Don’t pitch the book, pitch the content. Share on X

It’s not talking about you or the book on either of those occasions, it’s being the expert who happens to have the book and it will get a mention. It’s still giving them value and you’ll comment on the story, but they will mention the book. You’ve got to tell them to mention the book. There are systems and strategies in place to make the most out of it. It’s like, “I saw that person. They’re on TMZ.” She’s the big ones that people know. Good Morning America. I heard them on a podcast, I saw them in a blog post. That’s what all the PR is about, is setting you as an expert and you’ve got the book to back it up.

I want you to notice something she said there, if it’s a holiday or a timing six months before, don’t wait. I’m going to give you an example. One of our clients has a cookbook and she has mocktails in it. Don’t wait until Thanksgiving gets here when you know they’re going to be doing news stories about safety during the holidays, low-calorie drinks. Don’t wait until November, December. Go try to get yourself on six months in advance, get yourself booked. 

Also try to look for the whitespace, Juliet. Those are the popular ones that we have a saying in Australia, every man and his dog. I realized that in America, it’s like everyone and their brother is the same?

It’s probably the same. 

Everyone is going for the Christmas one or the New Year one. What if you went for New Year’s Day? What if you went for the day after Valentine’s Day? If it’s Valentine’s Day, go for Single Awareness Day, I think they call it. Sometimes go for the opposite. Maybe you’ve got a hangover cure and that’s for the New Year’s Day or you can always look for days before and the days after. I call it counter-programming. Go for the opposite when everyone’s going for the other space, if you can or if your book goes to that level.

This is out there in left field, there’s actually a Single’s Awareness Day. 

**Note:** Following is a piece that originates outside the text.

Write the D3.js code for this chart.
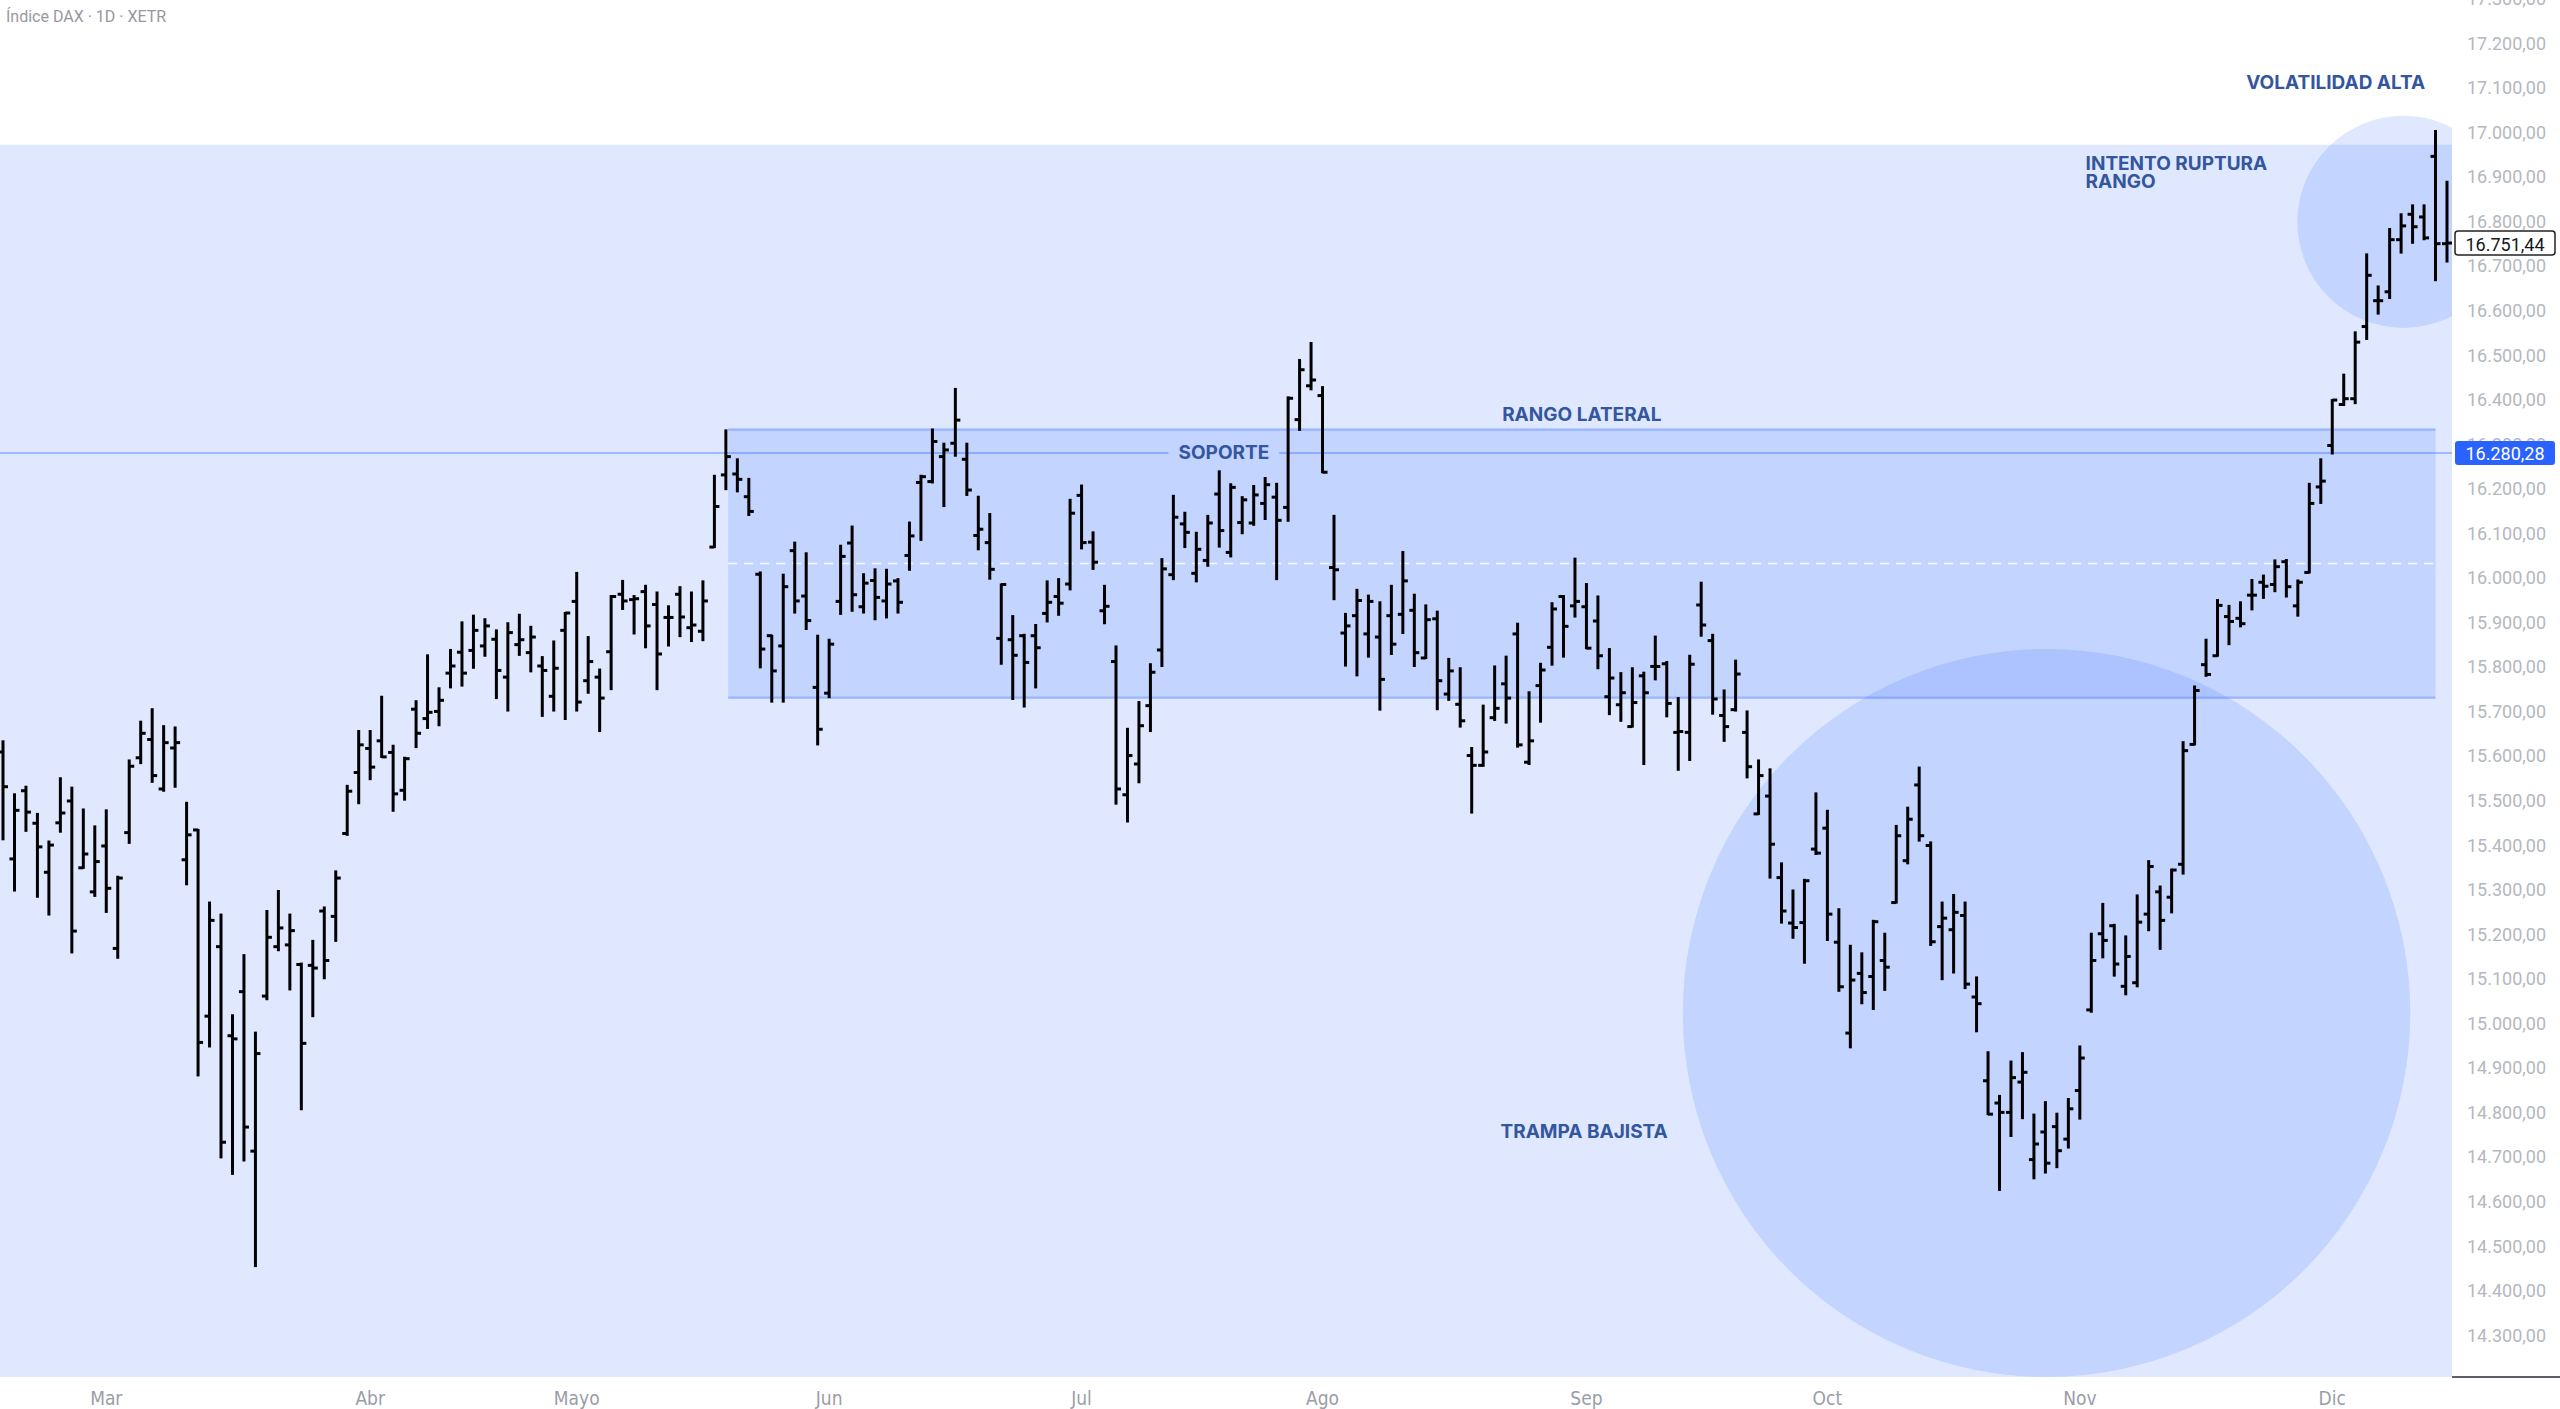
<!DOCTYPE html>
<html>
<head>
<meta charset="utf-8">
<script src="https://cdn.jsdelivr.net/npm/d3@7"></script>
<style>
  body { margin: 0; background: #fff; }
  svg { display: block; }
</style>
</head>
<body>
<svg width="2560" height="1409"></svg>
<script>
// DAX daily bars, 16 Feb 2023 -> 15 Dec 2023 (Xetra)
var opens = [15609,15369,15522,15449,15339,15450,15499,15349,15295,15398,15168,15428,15596,15637,15526,15618,15367,15434,15016,15172,
  14972,15071,14713,15061,15172,15176,15132,15130,15252,15240,15426,15563,15617,15634,15608,15523,15705,15684,15700,15786,
  15833,15837,15847,15862,15777,15850,15832,15802,15734,15882,15947,15769,15777,15834,15963,15951,15969,15940,15911,15963,
  15888,15880,16069,16231,16233,16182,16008,15870,15847,16061,15959,15754,15741,15947,16078,15935,15994,15948,15993,16050,
  16214,16216,16272,16302,16266,16095,16079,15864,15861,15870,15870,15920,15958,15986,16185,16080,15926,15812,15513,15582,
  15713,15838,16007,16121,16010,16039,16188,16057,16124,16123,16167,16181,16158,16355,16431,16409,16023,15876,15915,15874,
  15867,15915,15918,15927,15820,15908,15739,15716,15601,15579,15686,15762,15874,15586,15758,15844,15958,15937,15935,15903,
  15733,15715,15666,15780,15801,15807,15653,15653,15939,15859,15691,15704,15653,15470,15510,15327,15225,15226,15391,15438,
  15182,14978,15112,15105,15141,15271,15365,15535,15399,15217,15210,15242,15059,14871,14821,14800,14868,14694,14756,14768,
  14740,14849,15030,15201,15219,15083,15091,15245,15295,15283,15357,15626,15805,15825,15913,15909,15961,15990,15985,16036,
  15937,16012,16204,16297,16389,16402,16564,16622,16642,16759,16816,16810,16946,16750];
var highs = [15633,15514,15531,15470,15408,15550,15529,15480,15442,15478,15329,15590,15677,15705,15667,15664,15495,15434,15271,15244,
  15018,15153,14979,15252,15297,15244,15134,15185,15260,15341,15533,15656,15656,15733,15623,15596,15723,15826,15752,15838,
  15900,15915,15907,15882,15898,15917,15890,15822,15857,15921,16011,15867,15794,15959,15993,15959,15982,15967,15936,15979,
  15967,15992,16229,16331,16266,16222,16012,15870,16007,16079,16055,15870,15861,16072,16115,16008,16019,16018,15997,16124,
  16229,16333,16301,16424,16301,16182,16143,15985,15914,15872,15894,15992,15997,16175,16207,16102,15982,15846,15661,15721,
  15806,16042,16184,16146,16101,16139,16239,16210,16181,16206,16224,16211,16405,16489,16527,16428,16139,15919,15973,15960,
  15945,15982,16058,15962,15938,15924,15818,15797,15618,15713,15801,15823,15897,15743,15807,15943,15959,16043,15986,15958,
  15840,15786,15797,15787,15868,15811,15730,15825,15989,15872,15747,15814,15700,15590,15570,15359,15298,15322,15516,15477,
  15256,15174,15157,15230,15201,15443,15484,15574,15406,15271,15288,15271,15103,14935,14837,14914,14933,14795,14823,14797,
  14830,14948,15201,15268,15221,15195,15287,15364,15307,15345,15631,15756,15861,15950,15937,15945,15995,16005,16039,16040,
  15994,16211,16266,16399,16456,16551,16726,16654,16783,16816,16836,16836,17003,16889];
var lows = [15413,15298,15432,15284,15244,15430,15159,15349,15286,15250,15147,15405,15584,15542,15522,15531,15312,14883,14948,14699,
  14662,14692,14455,15054,15164,15076,14807,15016,15101,15185,15423,15494,15548,15598,15477,15502,15620,15663,15669,15754,
  15758,15798,15825,15730,15702,15827,15790,15690,15702,15683,15702,15742,15656,15750,15930,15875,15844,15750,15848,15869,
  15858,15860,16069,16199,16194,16141,15799,15722,15722,15922,15885,15626,15732,15919,15926,15922,15907,15911,15922,16018,
  16085,16214,16161,16274,16186,16064,15998,15807,15728,15711,15754,15902,15917,15974,16066,16020,15898,15493,15453,15541,
  15656,15802,15997,16069,15992,16027,16070,16048,16100,16119,16132,15997,16128,16332,16423,16237,15952,15803,15781,15823,
  15704,15829,15876,15802,15820,15705,15726,15666,15473,15578,15681,15675,15621,15582,15677,15805,15823,15913,15842,15797,
  15694,15679,15666,15582,15772,15689,15569,15591,15870,15695,15634,15702,15552,15470,15327,15226,15192,15136,15380,15187,
  15073,14946,15045,15032,15075,15271,15359,15410,15176,15099,15114,15079,14982,14796,14626,14747,14787,14652,14665,14677,
  14721,14786,15026,15148,15107,15065,15083,15209,15167,15249,15336,15626,15780,15825,15851,15891,15929,15955,15970,15958,
  15915,16012,16168,16279,16388,16392,16536,16593,16628,16730,16752,16760,16668,16710];
var closes = [15531,15478,15474,15396,15400,15472,15207,15380,15363,15303,15326,15577,15651,15556,15630,15630,15423,14957,15231,14733,
  14965,14767,14932,15193,15214,15208,14955,15124,15141,15326,15521,15625,15575,15598,15515,15594,15651,15698,15725,15802,
  15786,15882,15892,15792,15877,15861,15867,15792,15797,15921,15721,15812,15730,15958,15948,15953,15892,15829,15911,15912,
  15894,15948,16160,16272,16221,16149,15840,15791,15980,15948,15904,15660,15851,16048,15962,15988,15956,15986,15945,16094,
  16227,16306,16287,16354,16197,16109,16019,15985,15826,15810,15843,15945,15943,16145,16079,16035,15936,15526,15601,15668,
  15788,16020,16136,16102,16064,16123,16106,16203,16175,16186,16209,16129,16403,16467,16444,16237,16018,15892,15949,15947,
  15772,15851,15993,15832,15906,15769,15791,15679,15579,15609,15707,15730,15625,15634,15793,15930,15891,15947,15842,15825,
  15775,15742,15720,15742,15801,15718,15655,15806,15894,15728,15666,15784,15576,15556,15402,15252,15215,15320,15382,15245,
  15082,15097,15069,15228,15126,15421,15458,15421,15183,15236,15249,15088,15044,14796,14800,14878,14890,14729,14686,14714,
  14808,14922,15141,15186,15133,15150,15227,15352,15231,15344,15612,15747,15783,15938,15902,15897,15961,15981,16025,15980,
  15990,16167,16217,16399,16402,16529,16679,16622,16759,16790,16788,16763,16750,16751.44];

var firstDay = '2023-02-16';
var closedDays = ['2023-04-07', '2023-04-10', '2023-05-01'];
var monthNames = ['Ene', 'Feb', 'Mar', 'Abr', 'Mayo', 'Jun', 'Jul', 'Ago', 'Sep', 'Oct', 'Nov', 'Dic'];
var priceTicks = d3.range(14300, 17301, 100);

var supportLevel = 16280.28;
var volZoneTop = 16972;
var rangeBox = { from: 63.2, to: 212.0, top: 16333, bottom: 15731 };
var circles = [
  { i: 178.1, p: 15023, ri: 31.7, rp: 817 },
  { i: 209.2, p: 16799, ri: 9.24, rp: 238 }
];
var notes = [
  { text: 'RANGO LATERAL', i: 137.6, p: 16366, anchor: 'middle' },
  { text: 'TRAMPA BAJISTA', i: 137.8, p: 14756, anchor: 'middle' },
  { text: 'VOLATILIDAD ALTA', i: 203.3, p: 17111, anchor: 'middle' },
  { text: 'INTENTO RUPTURA', i: 181.5, p: 16931, anchor: 'start' },
  { text: 'RANGO', i: 181.5, p: 16889, anchor: 'start' }
];

// trading calendar
var dates = [];
var parse = d3.timeParse('%Y-%m-%d'), fmtDay = d3.timeFormat('%Y-%m-%d');
var d = parse(firstDay);
while (dates.length < opens.length) {
  var wd = d.getDay();
  if (wd != 0 && wd != 6 && closedDays.indexOf(fmtDay(d)) < 0) dates.push(d);
  d = d3.timeDay.offset(d, 1);
}
var bars = dates.map(function (dt, i) {
  return { date: dt, i: i, o: opens[i], h: highs[i], l: lows[i], c: closes[i] };
});

var W = 2560, H = 1409, plotW = 2452, plotH = 1377;
var svg = d3.select('svg');

var x = d3.scaleLinear().domain([0, bars.length - 1]).range([3, 2447]);
var y = d3.scaleLinear().domain([14206, 17297]).range([plotH, 0]);

var es = d3.formatLocale({ decimal: ',', thousands: '.', grouping: [3], currency: ['', ' €'] });
var fmtPrice = es.format(',.2f');

svg.append('defs').append('clipPath').attr('id', 'plot')
  .append('rect').attr('width', plotW).attr('height', plotH);

var plot = svg.append('g').attr('clip-path', 'url(#plot)');
var blue = 'rgba(41,98,255,0.15)';

// large light zone
plot.append('rect')
  .attr('x', 0).attr('width', plotW)
  .attr('y', y(volZoneTop)).attr('height', plotH - y(volZoneTop))
  .attr('fill', blue);

// lateral range box
plot.append('rect')
  .attr('x', x(rangeBox.from)).attr('width', x(rangeBox.to) - x(rangeBox.from))
  .attr('y', y(rangeBox.top)).attr('height', y(rangeBox.bottom) - y(rangeBox.top))
  .attr('fill', blue);
[rangeBox.top, rangeBox.bottom].forEach(function (p) {
  plot.append('line')
    .attr('x1', x(rangeBox.from)).attr('x2', x(rangeBox.to))
    .attr('y1', y(p)).attr('y2', y(p))
    .attr('stroke', 'rgba(41,98,255,0.3)').attr('stroke-width', 2.5);
});
plot.append('line')
  .attr('x1', x(rangeBox.from)).attr('x2', x(rangeBox.to))
  .attr('y1', y((rangeBox.top + rangeBox.bottom) / 2)).attr('y2', y((rangeBox.top + rangeBox.bottom) / 2))
  .attr('stroke', 'rgba(255,255,255,0.85)').attr('stroke-width', 1.5)
  .attr('stroke-dasharray', '9,7');

// circles
plot.selectAll('ellipse').data(circles).enter().append('ellipse')
  .attr('cx', function (c) { return x(c.i); })
  .attr('cy', function (c) { return y(c.p); })
  .attr('rx', function (c) { return x(c.i + c.ri) - x(c.i); })
  .attr('ry', function (c) { return y(c.p - c.rp) - y(c.p); })
  .attr('fill', blue);

// support line with label in the middle
var noteFont = 'Inter, Roboto, sans-serif';
var sup = plot.append('text')
  .attr('x', x(106.4)).attr('y', y(supportLevel))
  .attr('text-anchor', 'middle').attr('dominant-baseline', 'central')
  .attr('font-family', noteFont).attr('font-weight', 700).attr('font-size', 19)
  .attr('fill', '#34569e').text('SOPORTE');
var bb = sup.node().getBBox();
[[0, bb.x - 10], [bb.x + bb.width + 10, plotW]].forEach(function (s) {
  plot.append('line')
    .attr('x1', s[0]).attr('x2', s[1])
    .attr('y1', y(supportLevel)).attr('y2', y(supportLevel))
    .attr('stroke', 'rgba(41,98,255,0.35)').attr('stroke-width', 2);
});

// OHLC bars
var tick = 5;
var g = plot.append('g').attr('stroke', '#000').attr('stroke-width', 3);
var bar = g.selectAll('g').data(bars).enter().append('g');
bar.append('line')
  .attr('x1', function (b) { return x(b.i); }).attr('x2', function (b) { return x(b.i); })
  .attr('y1', function (b) { return y(b.h) - 1; }).attr('y2', function (b) { return y(b.l) + 1; });
bar.append('line')
  .attr('x1', function (b) { return x(b.i) - tick; }).attr('x2', function (b) { return x(b.i); })
  .attr('y1', function (b) { return y(b.o); }).attr('y2', function (b) { return y(b.o); });
bar.append('line')
  .attr('x1', function (b) { return x(b.i); }).attr('x2', function (b) { return x(b.i) + tick; })
  .attr('y1', function (b) { return y(b.c); }).attr('y2', function (b) { return y(b.c); });

// annotations
plot.selectAll('text.note').data(notes).enter().append('text')
  .attr('class', 'note')
  .attr('x', function (n) { return x(n.i); })
  .attr('y', function (n) { return y(n.p); })
  .attr('text-anchor', function (n) { return n.anchor; })
  .attr('dominant-baseline', 'central')
  .attr('font-family', noteFont).attr('font-weight', 700).attr('font-size', 19)
  .attr('fill', '#34569e')
  .text(function (n) { return n.text; });

// price axis
var axisFont = 'Roboto, "Noto Sans", sans-serif';
svg.append('g').selectAll('text').data(priceTicks).enter().append('text')
  .attr('x', 2467).attr('y', function (p) { return y(p); })
  .attr('dominant-baseline', 'central')
  .attr('font-family', axisFont).attr('font-size', 18)
  .attr('fill', '#b4b7bf')
  .text(function (p) { return fmtPrice(p); });

function priceTag(p, fill, stroke, color) {
  var t = svg.append('g').attr('transform', 'translate(0,' + y(p) + ')');
  t.append('rect').attr('x', 2455).attr('y', -12).attr('width', 100).attr('height', 24).attr('rx', 3)
    .attr('fill', fill).attr('stroke', stroke).attr('stroke-width', stroke == 'none' ? 0 : 1.5);
  t.append('text').attr('x', 2505).attr('y', 1).attr('text-anchor', 'middle')
    .attr('dominant-baseline', 'central')
    .attr('font-family', axisFont).attr('font-size', 18).attr('fill', color)
    .text(fmtPrice(p));
}
priceTag(closes[closes.length - 1], '#fff', '#222', '#131722');
priceTag(supportLevel, '#2962ff', 'none', '#fff');

svg.append('line').attr('x1', plotW).attr('x2', W).attr('y1', plotH).attr('y2', plotH)
  .attr('stroke', '#5d606b').attr('stroke-width', 2);

// month axis
var monthStarts = bars.filter(function (b, i) {
  return i > 0 && b.date.getMonth() != bars[i - 1].date.getMonth();
});
svg.append('g').selectAll('text').data(monthStarts).enter().append('text')
  .attr('x', function (b) { return x(b.i); }).attr('y', 1398)
  .attr('text-anchor', 'middle').attr('dominant-baseline', 'central')
  .attr('font-family', '"Liberation Sans Narrow", "DejaVu Sans Condensed", sans-serif')
  .attr('font-size', 19).attr('fill', '#9a9da6')
  .text(function (b) { return monthNames[b.date.getMonth()]; });

// title
svg.append('text').attr('x', 6).attr('y', 16).attr('dominant-baseline', 'central')
  .attr('font-family', axisFont).attr('font-size', 16).attr('fill', '#9598a1')
  .text('Índice DAX · 1D · XETR');
</script>
</body>
</html>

There’s a day for everything. It’s one of those made-up days and I’m single, let’s put it out there. It’s still a bit of a fun topic that media can grab onto that’s a little bit different. If nine people are going for Valentine’s Day, maybe be the one that goes for Single Awareness Day and you might get pitched because of the ratio. It’s thinking creatively because it’s competitive. Everybody wants to be in the media. You’ve got to think about how can I be different? What have I got? What’s everyone talking about? How can I offer something different? At Talent, we say what is no one else talking about but should be? That’s something to think about. What does everyone else already talk about an offering? What can I say that’s a little bit different?

This is finding the outlets, pitching the outlets, what to include in the pitch, there’s a lot to it. You can do it yourself. You can have your assistant do it. You can have a VA do it or you can have an agency do it. Depending on where you are and what your budget is, there are definite options. There’s HARO, Help A Reporter Out. They send daily, and most people are across this, especially authors that are from Cision. They send daily, saying, “I’m a journalist and I’ve got a story about dogs. I’m looking for people to comment about dogs.” You submit. If you submit and you need to take time to submit, but it’s not guaranteed and you might get 1 out of 5 or 1 out of 10 or 20, whatever it is. The ratio too is certainly not 1 to 1, but you can get yours and that’s usually for written articles.

With HARO back up here, paid version or the free version, which do you think you get the best results with?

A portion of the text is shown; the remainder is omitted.